A mieloperoxidase (MPO) é importante para a defesa imune inata. Sendo abundante em células do sistema imune, é efetiva contra microganismos invasores, como bactérias. Mas, por eliminar esses organismos, produz oxidantes e, em determinadas circunstâncias, a oxidação lesa os tecidos.
“Estudamos como o tempol inibe nitração de proteínas mediada pela MPO. Esse processo químico, quando ocorre em nossos organismos, indica que está havendo uma superprodução de óxido nítrico. O que fizemos foi estudar detalhadamente esse mecanismo. A conclusão foi que o efeito protetor do tempol ocorre principalmente porque ele consegue desativar os oxidantes produzidos pela MPO”, explicou.
Com os resultados, a professora da USP deverá apresentar ao Instituto do Milênio Redoxoma http://www2.iq.usp.br/redoxoma, coordenado por ela, uma proposta para o desenvolvimento de um derivado nacional do tempol, que é um produto patenteado.

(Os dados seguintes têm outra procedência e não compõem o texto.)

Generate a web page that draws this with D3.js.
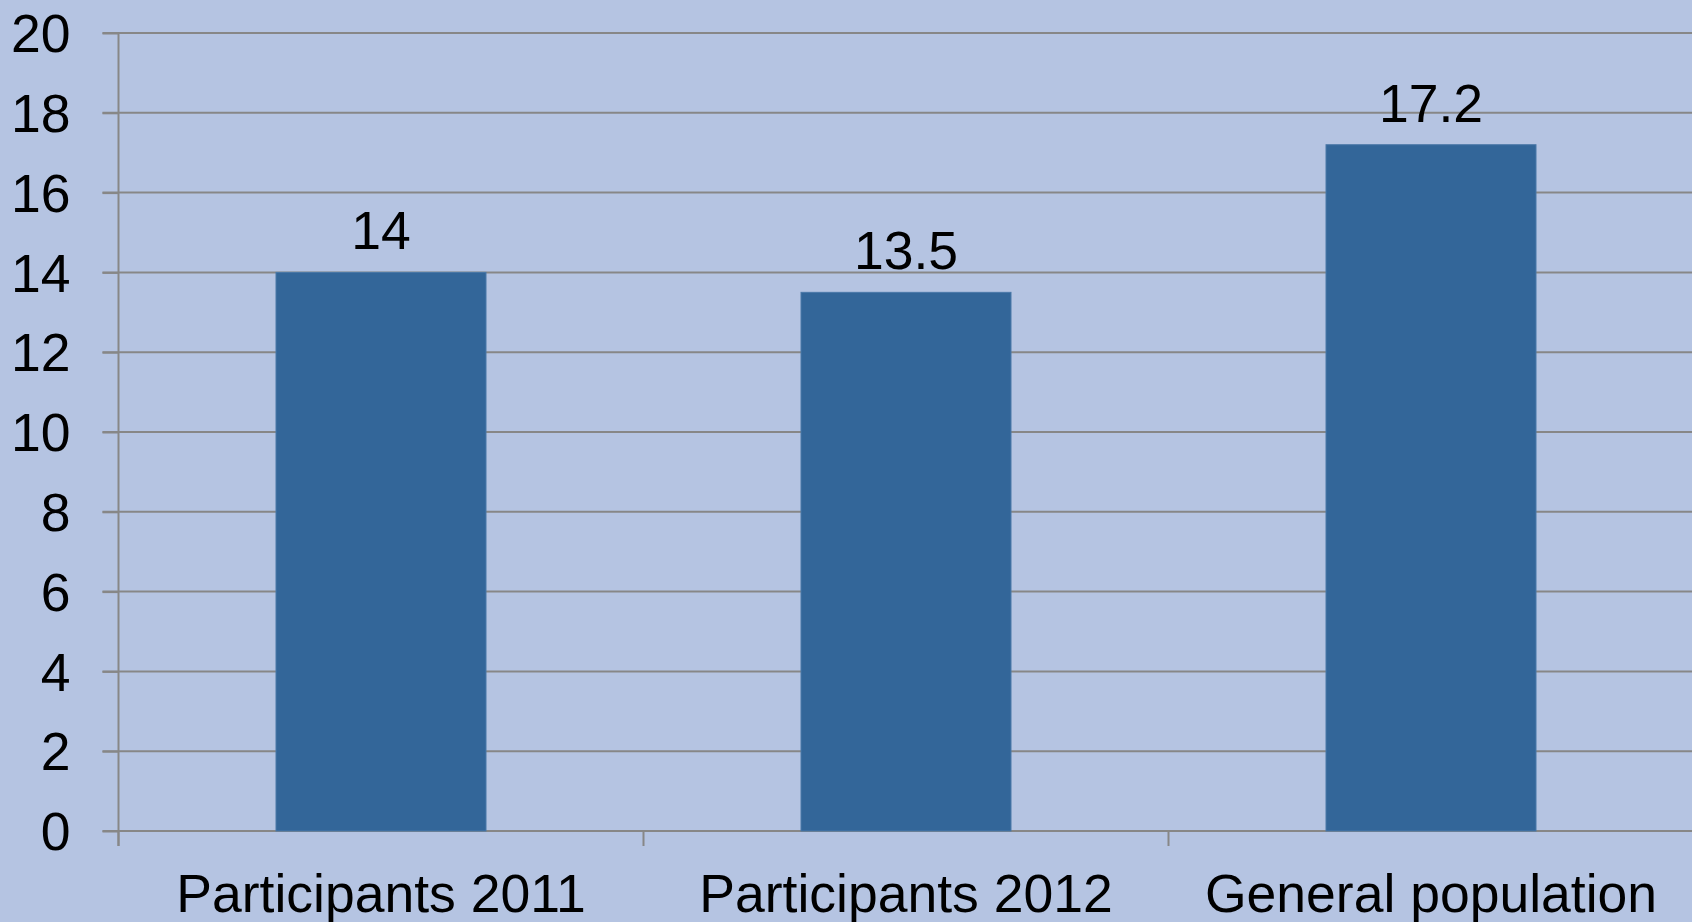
<!DOCTYPE html>
<html>
<head>
<meta charset="utf-8">
<script src="https://cdn.jsdelivr.net/npm/d3@7"></script>
<style>
  html, body { margin: 0; padding: 0; background: #b5c4e2; overflow: hidden; }
  svg { display: block; }
  text { font-family: "Liberation Sans", Arial, sans-serif; fill: #000; }
</style>
</head>
<body>
<svg id="chart" width="1692" height="922"></svg>
<script>
const categories = ["Participants 2011", "Participants 2012", "General population"];
const values = [14, 13.5, 17.2];
const valueLabels = ["14", "13.5", "17.2"];
const yTicks = [0, 2, 4, 6, 8, 10, 12, 14, 16, 18, 20];

(function () {
const svg = d3.select("#chart");
const W = 1692, H = 922;
const mLeft = 118.5, mRight = 1693.5, mTop = 33, mBottom = 831;
const fs = 53.5;

svg.append("rect").attr("width", W).attr("height", H).attr("fill", "#b5c4e2");

const x = d3.scaleBand().domain(categories).range([mLeft, mRight])
  .paddingInner(0.6).paddingOuter(0.3);
const xCat = d3.scaleBand().domain(categories).range([mLeft, mRight]).padding(0);
const y = d3.scaleLinear().domain([0, 20]).range([mBottom, mTop]);

const gridColor = "#878787";

// gridlines
svg.append("g").selectAll("line").data(yTicks).join("line")
  .attr("x1", mLeft - 16).attr("x2", W)
  .attr("y1", d => y(d)).attr("y2", d => y(d))
  .attr("stroke", gridColor).attr("stroke-width", 2);

// bars
svg.append("g").selectAll("rect").data(values).join("rect")
  .attr("x", (d, i) => x(categories[i]))
  .attr("width", x.bandwidth())
  .attr("y", d => y(d))
  .attr("height", d => y(0) - y(d))
  .attr("fill", "#336699")
  .attr("stroke", "#4a78a8").attr("stroke-width", 1);

// y axis
const yAxis = d3.axisLeft(y).tickValues(yTicks).tickSize(16).tickPadding(32).tickFormat(d3.format("d"));
const gy = svg.append("g").attr("transform", `translate(${mLeft},0)`).call(yAxis);
gy.select(".domain").attr("stroke", gridColor).attr("stroke-width", 2)
  .attr("d", `M0,${mTop}V${mBottom + 15}`);
gy.selectAll(".tick line").attr("stroke", gridColor).attr("stroke-width", 2);
gy.selectAll(".tick text").attr("font-size", fs).attr("dy", "0.35em")
  .attr("font-family", "'Liberation Sans', Arial, sans-serif").attr("fill", "#000");

// x axis category ticks
const bounds = categories.map(c => xCat(c)).concat([mRight]);
svg.append("g").selectAll("line").data(bounds).join("line")
  .attr("x1", d => d).attr("x2", d => d)
  .attr("y1", mBottom).attr("y2", mBottom + 15)
  .attr("stroke", gridColor).attr("stroke-width", 2);

svg.append("g").selectAll("text").data(categories).join("text")
  .attr("x", d => xCat(d) + xCat.bandwidth() / 2)
  .attr("y", 912)
  .attr("text-anchor", "middle")
  .attr("font-size", fs)
  .text(d => d);

// value labels
svg.append("g").selectAll("text").data(values).join("text")
  .attr("x", (d, i) => x(categories[i]) + x.bandwidth() / 2)
  .attr("y", d => y(d) - 23)
  .attr("text-anchor", "middle")
  .attr("font-size", fs)
  .text((d, i) => valueLabels[i]);
})();
</script>
</body>
</html>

“A estratégia seria modificar a molécula do tempol de forma que mantivesse o mesmo grupo químico. Ao compreender bem as reações poderíamos fazer um desenho mais racional de terapia. Além do efeito de nitróxido, seria interessante direcionar o composto para se ligar na enzima e tentar impedir que alguns oxidantes se formassem”, apontou.
O problema atualmente, segundo Ohara, é direcionar o composto para que ele não tenha outros efeitos. “O tempol é um radical livre que oxida muito rapidamente e reage com inúmeras substâncias em uma velocidade enorme. É efetivo para desativar os oxidantes, mas é preciso saber se haverá outros efeitos também”, disse.
O artigo Inhibition of myeloperoxidase-mediated protein nitration by tempol: Kinetics, mechanism and implication, de Ohara Augusto e Sandra Vaz, poderá ser lido em breve por assinantes da Pnas em www.pnas.org.